Depreciation—the decline in value of building structures and chattels over time—is a non-cash deduction that investment property owners can claim against taxable income. For Ballarat investors holding post-1985 properties in growth corridors like Alfredton or heritage-listed homes around Lake Wendouree, a professional depreciation schedule isn't just useful; it's often essential.
"We're seeing investors miss $2,000 to $5,000 annually in legitimate claims," says Emma Cartwright, a Ballarat-based tax accountant specialising in property investment. "Many assume depreciation only applies to new builds. That's simply not true. A 1970s brick veneer in Winter Street or a renovated cottage near Sturt Street can generate substantial deductions."
The mechanics are straightforward. Building depreciation typically runs at 2.5% per annum for structures built after 1985, while plant and equipment—kitchens, bathrooms, air conditioning, carpeting—depreciates faster. For a $500,000 Ballarat property with $380,000 attributable to the building, investors might claim roughly $9,500 in year one alone. Add in plant depreciation, and that figure climbs to $12,000–$15,000.
The tax benefit compounds over time.

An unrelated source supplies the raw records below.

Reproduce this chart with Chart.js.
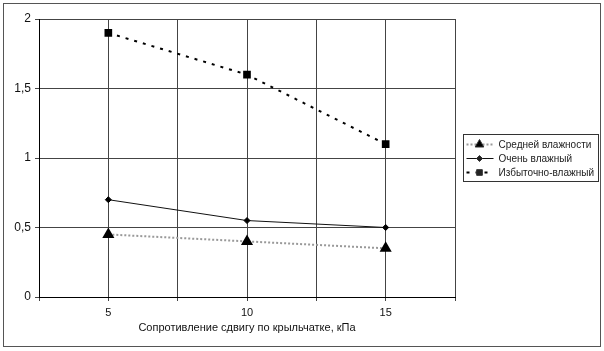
<!DOCTYPE html>
<html>
<head>
<meta charset="utf-8">
<script src="https://cdn.jsdelivr.net/npm/chart.js@4/dist/chart.umd.min.js"></script>
<style>
  html, body { margin: 0; padding: 0; background: #fff; }
  #wrap { width: 604px; height: 351px; position: relative; }
</style>
</head>
<body>
<div id="wrap"><canvas id="chart"></canvas></div>
<script>
const shearValues = [5, 10, 15];
const mediumMoist = [0.45, 0.40, 0.35];
const veryMoist = [0.70, 0.55, 0.50];
const excessMoist = [1.90, 1.60, 1.10];
const seriesNames = ['Средней влажности', 'Очень влажный', 'Избыточно-влажный'];
const xLabelTicks = [5, 10, 15];
const xTitle = 'Сопротивление сдвигу по крыльчатке, кПа';

const toPoints = vals => vals.map((v, i) => ({ x: shearValues[i], y: v }));

// border round the whole picture + legend box
const frame = {
    id: 'frame',
    afterDraw(chart) {
        const ctx = chart.ctx;
        ctx.save();
        ctx.strokeStyle = '#555';
        ctx.lineWidth = 1;
        ctx.strokeRect(3.5, 3.5, 597, 343);

        const bx = 463.5, by = 134.5;
        ctx.strokeStyle = '#333';
        ctx.strokeRect(bx, by, 135, 47);
        ctx.font = '10px Arial, "Liberation Sans", sans-serif';
        ctx.textBaseline = 'middle';
        chart.data.datasets.forEach((ds, i) => {
            const y = by + 10 + i * 14;
            ctx.save();
            ctx.strokeStyle = ds.borderColor;
            ctx.lineWidth = ds.borderWidth;
            ctx.setLineDash(ds.borderDash || []);
            ctx.beginPath();
            ctx.moveTo(bx + 3, y);
            ctx.lineTo(bx + 30, y);
            ctx.stroke();
            ctx.restore();
            Chart.helpers.drawPoint(ctx, {
                pointStyle: ds.pointStyle,
                radius: ds.pointRadius,
                rotation: ds.pointRotation || 0,
                borderWidth: 1
            }, bx + 16, y);
            ctx.fillStyle = '#222';
            ctx.fillText(ds.label, bx + 35, y + 0.5);
        });
        ctx.restore();
    }
};

Chart.defaults.font.family = 'Arial, "Liberation Sans", sans-serif';
Chart.defaults.font.size = 11;
Chart.defaults.color = '#111';

new Chart(document.getElementById('chart'), {
    type: 'scatter',
    data: {
        datasets: [{
            label: seriesNames[0],
            data: toPoints(mediumMoist),
            showLine: true,
            borderColor: '#999',
            borderWidth: 2,
            borderDash: [2, 2],
            pointStyle: 'triangle',
            pointRadius: 5,
            pointBackgroundColor: '#000',
            pointBorderColor: '#000'
        }, {
            label: seriesNames[1],
            data: toPoints(veryMoist),
            showLine: true,
            borderColor: '#111',
            borderWidth: 1,
            pointStyle: 'rectRot',
            pointRadius: 3,
            pointBackgroundColor: '#000',
            pointBorderColor: '#000'
        }, {
            label: seriesNames[2],
            data: toPoints(excessMoist),
            showLine: true,
            borderColor: '#000',
            borderWidth: 2,
            borderDash: [3, 6],
            pointStyle: 'rect',
            pointRadius: 4,
            pointBackgroundColor: '#000',
            pointBorderColor: '#000'
        }]
    },
    options: {
        responsive: true,
        maintainAspectRatio: false,
        animation: false,
        layout: { padding: { left: 0, right: 149, top: 19, bottom: 16 } },
        plugins: {
            legend: { display: false },
            tooltip: { enabled: false }
        },
        scales: {
            x: {
                type: 'linear',
                min: 2.5,
                max: 17.5,
                border: { color: '#000', width: 1 },
                grid: { color: '#444', lineWidth: 1, tickLength: 4, drawOnChartArea: true },
                ticks: {
                    stepSize: 2.5,
                    padding: 5,
                    maxRotation: 0,
                    autoSkip: false,
                    callback: v => xLabelTicks.includes(v) ? String(v) : ''
                },
                title: { display: true, text: xTitle, padding: { top: 2, bottom: 0 } },
                afterFit: s => { s.height = 38; }
            },
            y: {
                min: 0,
                max: 2,
                border: { color: '#000', width: 1 },
                grid: { color: '#444', lineWidth: 1, tickLength: 4 },
                ticks: {
                    stepSize: 0.5,
                    padding: 4,
                    font: { size: 12 },
                    callback: v => String(v).replace('.', ',')
                },
                afterFit: s => { s.width = 39; }
            }
        }
    },
    plugins: [frame]
});
</script>
</body>
</html>
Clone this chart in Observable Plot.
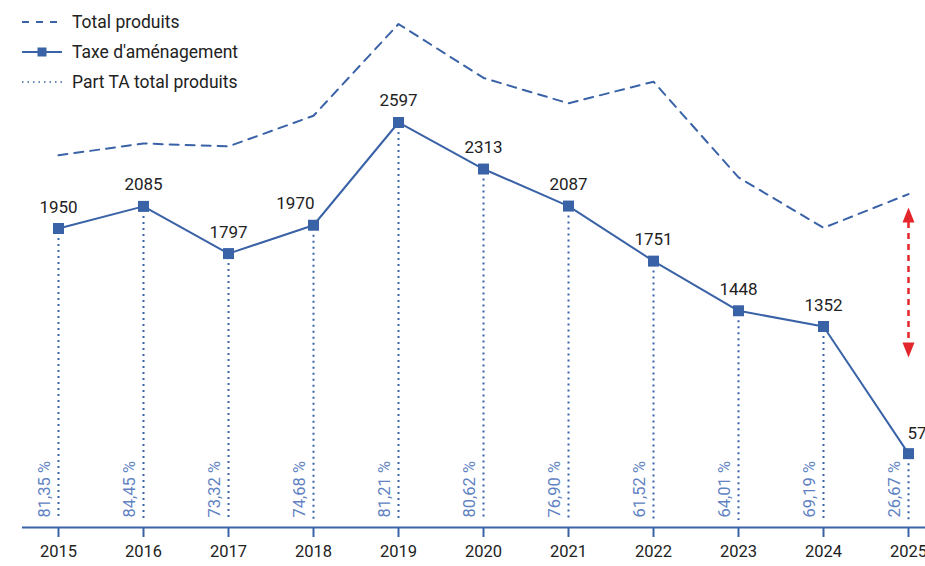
<!DOCTYPE html>
<html>
<head>
<meta charset="utf-8">
<script src="https://cdn.jsdelivr.net/npm/d3@7"></script>
<script src="https://cdn.jsdelivr.net/npm/@observablehq/plot@0.6"></script>
<style>
  html, body { margin: 0; padding: 0; background: #fff; }
  body { width: 925px; height: 566px; overflow: hidden; position: relative; font-family: Roboto, "Noto Sans", sans-serif; }
  #legend { position: absolute; left: 22px; top: 7px; font-size: 17.5px; color: #222; }
  .item { display: flex; align-items: center; height: 30px; }
  .item svg { width: 40px; height: 16px; margin-right: 10px; }
</style>
</head>
<body>
<div id="chart"></div>
<div id="legend"></div>
<script>
// ---- Data ----
const years = [2015, 2016, 2017, 2018, 2019, 2020, 2021, 2022, 2023, 2024, 2025];
const taxeAmenagement = [1950, 2085, 1797, 1970, 2597, 2313, 2087, 1751, 1448, 1352, 576];
const totalProduits = [2397, 2469, 2451, 2638, 3198, 2869, 2714, 2846, 2262, 1954, 2160];
const partTA = [81.35, 84.45, 73.32, 74.68, 81.21, 80.62, 76.90, 61.52, 64.01, 69.19, 26.67];
const seriesNames = ["Total produits", "Taxe d'aménagement", "Part TA total produits"];
// annotation: red double arrow on the last year
const arrowYear = 2025;
const arrowTop = 2078;
const arrowBottom = 1163;

const blue = "#3a62a7";
const pctBlue = "#5f82c2";
const red = "#e3262b";

const rows = years.map((year, i) => ({
  year, taxe: taxeAmenagement[i], total: totalProduits[i], part: partTA[i], i
}));
const fmtPct = v => v.toFixed(2).replace(".", ",") + " %";

const yMin = 125.4, yMax = 3341.5;

const triUp = { draw(ctx) { ctx.moveTo(0, 0); ctx.lineTo(-6, 15); ctx.lineTo(6, 15); ctx.closePath(); } };

const last = rows.length - 1;
const chart = Plot.plot({
  width: 925,
  height: 566,
  marginLeft: 58,
  marginRight: 17,
  marginTop: 0,
  marginBottom: 39,
  style: { fontFamily: "Roboto, 'Noto Sans', sans-serif", fontSize: "16px", background: "#fff", overflow: "visible" },
  x: { domain: [2015, 2025], ticks: years, tickFormat: d => String(d) },
  y: { domain: [yMin, yMax], axis: null },
  marks: [
    // dotted drop lines
    Plot.ruleX(rows, { x: "year", y1: "taxe", y2: yMin, stroke: blue, strokeWidth: 2, strokeDasharray: "2,4", insetTop: 10, insetBottom: 7 }),
    // percent labels
    Plot.text(rows, { x: "year", y: yMin, text: d => fmtPct(d.part), rotate: -90, textAnchor: "start", lineAnchor: "middle", dx: -14, dy: -10, fill: pctBlue, fontSize: 16.5 }),
    // total produits
    Plot.line(rows, { x: "year", y: "total", stroke: blue, strokeWidth: 2, strokeDasharray: "9,7" }),
    // taxe line
    Plot.line(rows, { x: "year", y: "taxe", stroke: blue, strokeWidth: 2 }),
    Plot.dot(rows, { x: "year", y: "taxe", symbol: "square", r: 6.2, fill: blue, stroke: "none" }),
    // value labels
    Plot.text(rows.filter(d => d.i !== 3 && d.i !== last), { x: "year", y: "taxe", text: d => String(d.taxe), lineAnchor: "bottom", dy: -16, fill: "#222", fontSize: 17 }),
    Plot.text(rows.filter(d => d.i === 3), { x: "year", y: "taxe", text: d => String(d.taxe), lineAnchor: "bottom", textAnchor: "end", dx: 1, dy: -16, fill: "#222", fontSize: 17 }),
    Plot.text(rows.filter(d => d.i === last), { x: "year", y: "taxe", text: d => String(d.taxe), lineAnchor: "bottom", textAnchor: "start", dx: -1, dy: -15, fill: "#222", fontSize: 17 }),
    // x axis line + ticks
    Plot.ruleY([yMin], { stroke: blue, strokeWidth: 2, insetLeft: -36, insetRight: -30 }),
    Plot.axisX({ ticks: years, tickFormat: d => String(d), tickSize: 10, tickPadding: 8, stroke: blue, strokeWidth: 2, fill: "#222", fontSize: 16.5, label: null }),
    // red double arrow
    Plot.ruleX([arrowYear], { x: d => d, y1: arrowTop, y2: arrowBottom, stroke: red, strokeWidth: 2.5, strokeDasharray: "6,5", insetTop: 15, insetBottom: 15 }),
    Plot.dot([arrowTop], { x: arrowYear, y: d => d, symbol: triUp, r: 6, fill: red, stroke: "none" }),
    Plot.dot([arrowBottom], { x: arrowYear, y: d => d, symbol: triUp, r: 6, rotate: 180, fill: red, stroke: "none" })
  ]
});
document.getElementById("chart").appendChild(chart);

// ---- Legend ----
const swatches = [
  `<line x1="0" y1="8" x2="40" y2="8" stroke="${blue}" stroke-width="2" stroke-dasharray="7,7"/>`,
  `<line x1="0" y1="8" x2="40" y2="8" stroke="${blue}" stroke-width="2"/><rect x="15.5" y="3.5" width="9" height="9" fill="${blue}"/>`,
  `<line x1="0" y1="8" x2="40" y2="8" stroke="${blue}" stroke-width="1.5" stroke-dasharray="1.5,4"/>`
];
const legend = document.getElementById("legend");
seriesNames.forEach((name, i) => {
  const div = document.createElement("div");
  div.className = "item";
  div.innerHTML = `<svg viewBox="0 0 40 16">${swatches[i]}</svg><span>${name}</span>`;
  legend.appendChild(div);
});
</script>
</body>
</html>
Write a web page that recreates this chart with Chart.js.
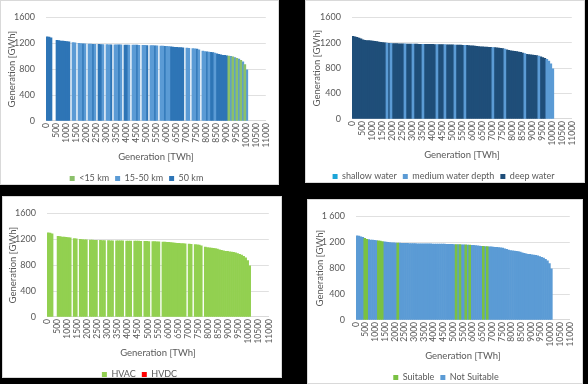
<!DOCTYPE html>
<html lang="en">
<head>
  <meta charset="UTF-8" />
  <title>Generation duration curves</title>
  <script src="https://cdn.jsdelivr.net/npm/chart.js"></script>
  <style>
    body {
      margin: 0;
      background: #000;
      width: 588px;
      height: 384px;
      position: relative;
      overflow: hidden;
      font-family: Lato, 'Open Sans', sans-serif;
    }
    .panel {
      position: absolute;
      background: #fff;
      box-sizing: border-box;
      border: 1px solid #d9d9d9;
    }
  </style>
</head>
<body>
  <div class="panel" style="left:0px;top:0px;width:279px;height:185px"><canvas id="c1"></canvas></div>
  <div class="panel" style="left:305px;top:0px;width:280px;height:183px"><canvas id="c2"></canvas></div>
  <div class="panel" style="left:2px;top:196px;width:280px;height:182px"><canvas id="c3"></canvas></div>
  <div class="panel" style="left:307px;top:199px;width:276px;height:185px"><canvas id="c4"></canvas></div>

  <script>
    // bins of 100 TWh cumulative generation, 0 .. 10100
    const binWidth = 100;
    const curveY = [
      1300, 1295, 1285, 1275, 1262, 1245, 1240, 1236, 1233, 1230,
      1228, 1224, 1218, 1212, 1207, 1203, 1199, 1195, 1192, 1190,
      1188, 1187, 1186, 1185, 1184, 1183, 1182, 1181, 1180, 1180,
      1179, 1178, 1178, 1177, 1177, 1176, 1176, 1175, 1175, 1174,
      1174, 1173, 1173, 1172, 1172, 1171, 1170, 1169, 1168, 1167,
      1166, 1165, 1164, 1163, 1162, 1161, 1160, 1158, 1156, 1154,
      1152, 1150, 1146, 1142, 1138, 1136, 1134, 1132, 1130, 1128,
      1126, 1124, 1121, 1118, 1114, 1110, 1100, 1090, 1080, 1072,
      1068, 1064, 1060, 1055, 1048, 1038, 1028, 1020, 1015, 1012,
      1008, 1004, 998, 990, 980, 968, 955, 938, 912, 870,
      790
    ];

    // category runs per panel: [category, number of bins], null = no data
    const distRuns = [
      ['far', 3], [null, 2], ['far', 7], [null, 1], ['mid', 2], [null, 1], ['mid', 2], ['far', 1],
      ['mid', 1], [null, 1], ['mid', 2], ['far', 1], ['mid', 1], [null, 1], ['far', 2], ['mid', 1],
      [null, 1], ['mid', 2], ['far', 1], [null, 1], ['mid', 2], ['far', 1], ['mid', 1], [null, 1],
      ['far', 2], ['mid', 1], [null, 1], ['mid', 2], ['far', 1], ['mid', 1], [null, 1], ['mid', 2],
      ['far', 1], [null, 1], ['mid', 2], ['far', 1], ['mid', 1], [null, 1], ['mid', 2], ['far', 1],
      ['mid', 2], ['far', 7], [null, 1], ['mid', 2], [null, 1], ['mid', 2], ['far', 1], ['mid', 1],
      [null, 1], ['mid', 2], ['far', 1], ['mid', 1], ['far', 2], ['mid', 1], ['far', 6],
      ['near', 1], ['mid', 1], ['near', 1], ['mid', 1], ['near', 1], ['mid', 1], ['near', 1],
      ['mid', 1], ['near', 1], ['mid', 1]
    ];
    const depthRuns = [
      ['deep', 17], ['medium', 1], ['deep', 1], ['medium', 1], ['deep', 6], ['medium', 1], ['deep', 3],
      ['medium', 1], ['deep', 4], ['medium', 1], ['deep', 6], ['medium', 1], ['deep', 3], ['medium', 1],
      ['deep', 4], ['medium', 1], ['deep', 4], ['medium', 1], ['deep', 13], ['medium', 1], ['deep', 5],
      ['medium', 1], ['deep', 9], ['medium', 1], ['deep', 6], ['medium', 1], ['deep', 3], ['medium', 4]
    ];
    const transRuns = [
      ['ac', 3], [null, 2], ['ac', 7], [null, 1], ['ac', 2], [null, 1], ['ac', 4], [null, 1],
      ['ac', 4], [null, 1], ['ac', 3], [null, 1], ['ac', 3], [null, 1], ['ac', 4], [null, 1],
      ['ac', 3], [null, 1], ['ac', 4], [null, 1], ['ac', 3], [null, 1], ['ac', 4], [null, 1],
      ['ac', 12], [null, 1], ['ac', 2], [null, 1], ['ac', 4], [null, 1], ['ac', 23]
    ];
    const suitRuns = [
      ['no', 4], ['yes', 2], ['no', 5], ['yes', 3], ['no', 7], ['yes', 1], ['no', 29],
      ['yes', 1], ['no', 1], ['yes', 1], ['no', 2], ['yes', 1], ['no', 1], ['yes', 1],
      ['no', 6], ['yes', 1], ['no', 1], ['yes', 1], ['no', 33]
    ];

    const distCats = [['near', '<15 km', '#8bc06a'], ['mid', '15-50 km', '#5b9bd5'], ['far', '50 km', '#2e75b6']];
    const depthCats = [['shallow', 'shallow water', '#1ca5d8'], ['medium', 'medium water depth', '#5b9bd5'], ['deep', 'deep water', '#1f4e79']];
    const transCats = [['ac', 'HVAC', '#92d050'], ['dc', 'HVDC', '#ff0000']];
    const suitCats = [['yes', 'Suitable', '#7ac143'], ['no', 'Not Suitable', '#5b9bd5']];

    const xTicksMax = 11000;
    const xTickStep = 500;
    const yTicksMax = 1600;
    const yTickStep = 200;

    const grey = '#595959';
    Chart.defaults.font.family = "Lato, 'Open Sans', sans-serif";
    Chart.defaults.font.size = 9;
    Chart.defaults.color = grey;

    function expand(runs) {
      const out = [];
      runs.forEach(([cat, n]) => { for (let k = 0; k < n; k++) out.push(cat); });
      return out;
    }

    function spaced(v) {
      return v >= 1000 ? String(v).replace(/(\d)(\d{3})$/, '$1 $2') : String(v);
    }

    function makeChart(id, runs, cats, thousandSep, pad, yWidth) {
      const binCats = expand(runs);
      const datasets = cats.map(([key, label, color]) => ({
        label: label,
        backgroundColor: color,
        borderWidth: 0,
        grouped: false,
        barPercentage: 1,
        categoryPercentage: 1,
        data: curveY
          .map((y, i) => ({ x: i * binWidth + binWidth / 2, y: y, c: binCats[i] }))
          .filter(p => p.c === key)
      }));

      return new Chart(document.getElementById(id), {
        type: 'bar',
        data: { datasets: datasets },
        options: {
          responsive: true,
          maintainAspectRatio: false,
          animation: false,
          layout: { padding: pad },
          plugins: {
            tooltip: { enabled: false },
            legend: {
              position: 'bottom',
              labels: { boxWidth: 5, boxHeight: 5, padding: 6, font: { size: 9 } }
            }
          },
          scales: {
            x: {
              type: 'linear',
              min: 0,
              max: xTicksMax,
              offset: false,
              grid: { display: false, drawTicks: false },
              border: { display: true, color: '#d9d9d9' },
              ticks: {
                stepSize: xTickStep,
                autoSkip: false,
                minRotation: 90,
                maxRotation: 90,
                padding: 2,
                font: { size: 8.5 },
                callback: v => String(v)
              },
              title: { display: true, text: 'Generation [TWh]', padding: { top: 2, bottom: 5 }, font: { size: 9.5 } }
            },
            y: {
              min: 0,
              max: yTicksMax,
              grid: { color: '#e0e0e0', drawTicks: false },
              border: { display: false },
              afterFit: scale => { scale.width = yWidth; },
              ticks: {
                stepSize: yTickStep,
                padding: 11,
                callback: v => thousandSep ? spaced(v) : String(v)
              },
              title: { display: true, text: 'Generation [GWh]', padding: { top: 4, bottom: 0 }, font: { size: 9.5 } }
            }
          }
        }
      });
    }

    makeChart('c1', distRuns, distCats, false, { top: 4, right: 7, left: 1, bottom: -9 }, 44);
    makeChart('c2', depthRuns, depthCats, false, { top: 1, right: 4, left: 1, bottom: -9 }, 45);
    makeChart('c3', transRuns, transCats, false, { top: 5, right: 5, left: 0, bottom: -12 }, 44);
    makeChart('c4', suitRuns, suitCats, true, { top: 3, right: 0, left: 2, bottom: -9 }, 46);
  </script>
</body>
</html>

At a marginal tax rate of 37%, a $12,000 depreciation claim effectively returns $4,440 to the investor's pocket—funds that can service mortgages or reinvest locally.
However, the Australian Taxation Office scrutinises claims closely. A professional depreciation schedule, prepared by a registered valuer, isn't just prudent—it's defensible. Ballarat's property stock, ranging from Victorian terraces near the Ballarat Botanic Gardens to newer townhouses dotting the Alfredton growth corridor, requires careful categorisation of structural and non-structural components.
The catch? Depreciation claims reduce your cost base when you eventually sell. For long-term buy-and-hold investors in Ballarat's appreciating market, this is rarely a dealbreaker. For those flipping properties, timing matters.
As rental demand intensifies and yields tighten nationally, maximising tax efficiency has become a cornerstone of investor strategy. For Ballarat property owners seeking sharper returns, a depreciation schedule isn't a luxury—it's a legitimate edge.